Para a tropa do trapo vazo a tripa,
E mais não digo, porque a Musa topa
Em apa, epa, ipa, opa, upa.
Gregório de Matos.
Gregório de Matos apresenta alguns aspectos particulares que demandariam uma atenção mais demorada, a sua lírica se dividiu em três interesses distintos, o amor, a filosofia e a religião.
Porém o Gregório destas anotações é o poeta degredado, o satírico, que pela sua crítica a sociedade e aos costumes da Bahia colonial, onde o “Boca do Inferno” apontava sua pena contra os mandatários da metrópole, tornou-se a primeira referencia do Barroco brasileiro.
A sátira constitui a parte mais original da poesia de Gregório de Matos, pois se desvincula dos padrões vigentes na descrição formal do Barroco e atenta para a realidade baiana do século XVII.
Há uma relação direta com a realidade e com o Brasil, numa crítica direta a situação de exploração colonial empreendida pela política portuguesa.
Observando o soneto, construído em decassílabos heróicos e sáficos, com um vocabulário, popular e chulo, que conferem a sua execução uma comunicação original e inaugura uma relação de meta linguagem pela transgressão temática do soneto, nestas terras.
Há palavras que necessitam de alguma investigação pela sua ocorrência rara nos nossos dias.
Glossário
Carepa: caspa, sujeira;
Vil: ordinário;
Increpar: censurar, repreender;
Garlopa: ferramenta de marcenaria, termo usado como sinônimo de trabalho braçal.
Um soneto com desenvolvimento temático expressivo, com referenciais de superfície claros, e de fácil abordagem. O ritmo e a sonoridade são explorados com habilidade, de modo que aliterações em /m/, /s/ e /p/ e assonâncias em /a/, /e/ e /o/ fluem naturalmente na leitura do poema.
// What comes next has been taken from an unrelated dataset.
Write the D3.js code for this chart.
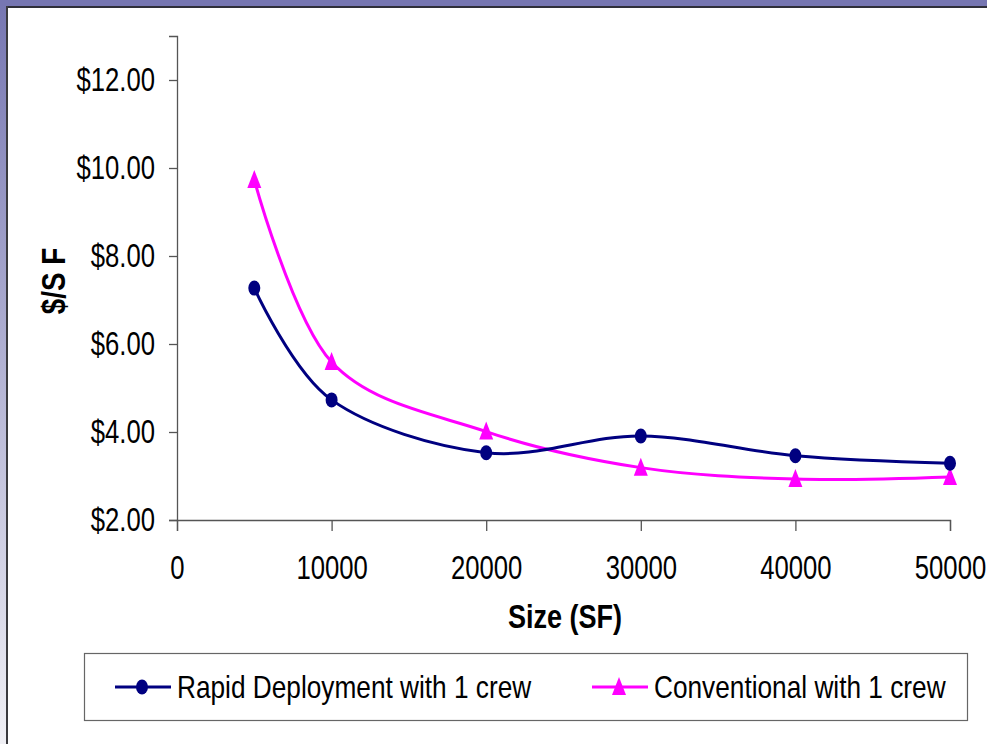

A desenvoltura na construção dos paralelos é facilitada pelo confronto de “mais” e “menos” em todo poema, os advérbios são aplicados para dar uma situação de imutabilidade para a ação (v.10), que a forma verbal anotada no presente constrói o que ocorre agora, ocorre desde sempre, denuncia o eu lírico.
O soneto é uma crônica dos costumes na Bahia colonial com a diferença de tratamento entre os mandatários e o povo. Há uma referencia histórica a tulipamania, que estava em vigor nos Países Baixos e deu a esta flor um valor inexplicável naquele período.
Lido unidade a unidade notaremos o tema desenvolvido de maneira crítica até o primeiro terceto, quando assume o seu tom satírico e realiza as sugestões chulas e encerra o poema com um verso inusitado.
Atentando para a meta linguagem é possível perceber a crítica ao esvaziamento da temática pelos poetas contemporâneos de Gregório de Matos, o esquema rítmico e as rimas são uma provocação aos poetas do período.
A forma utilizada e a execução das suas unidades de nexo levam a crer num embate entre as idealizações formais dos seus pares e a expressividade radical cultivada pelo poeta.
A riqueza da construção semântica confere alto valor a este poema, as antíteses realizando os paralelos e anotando os contrastes entre rico e pobre, moral e amoral vai estabelecendo a tensão que se cumpre na síntese do ultimo terceto (v.12), onde o eu lírico “vaza a tripa”, uma expressão chula, e deixa sugerida a intenção da musa num verso onomatopaico.
A sátira é parte da poesia, inúmeros poetas realizaram textos satíricos, de Bocage a Manuel Bandeira, o singular em Gregório de Matos é a sua maneira de manipular a língua, sem proselitismo, apropriando-se de termos populares e chulos; conferindo ao uso da língua um atributo de comunicação e confrontando o elemento de segregação contido nas representações formais do idioma.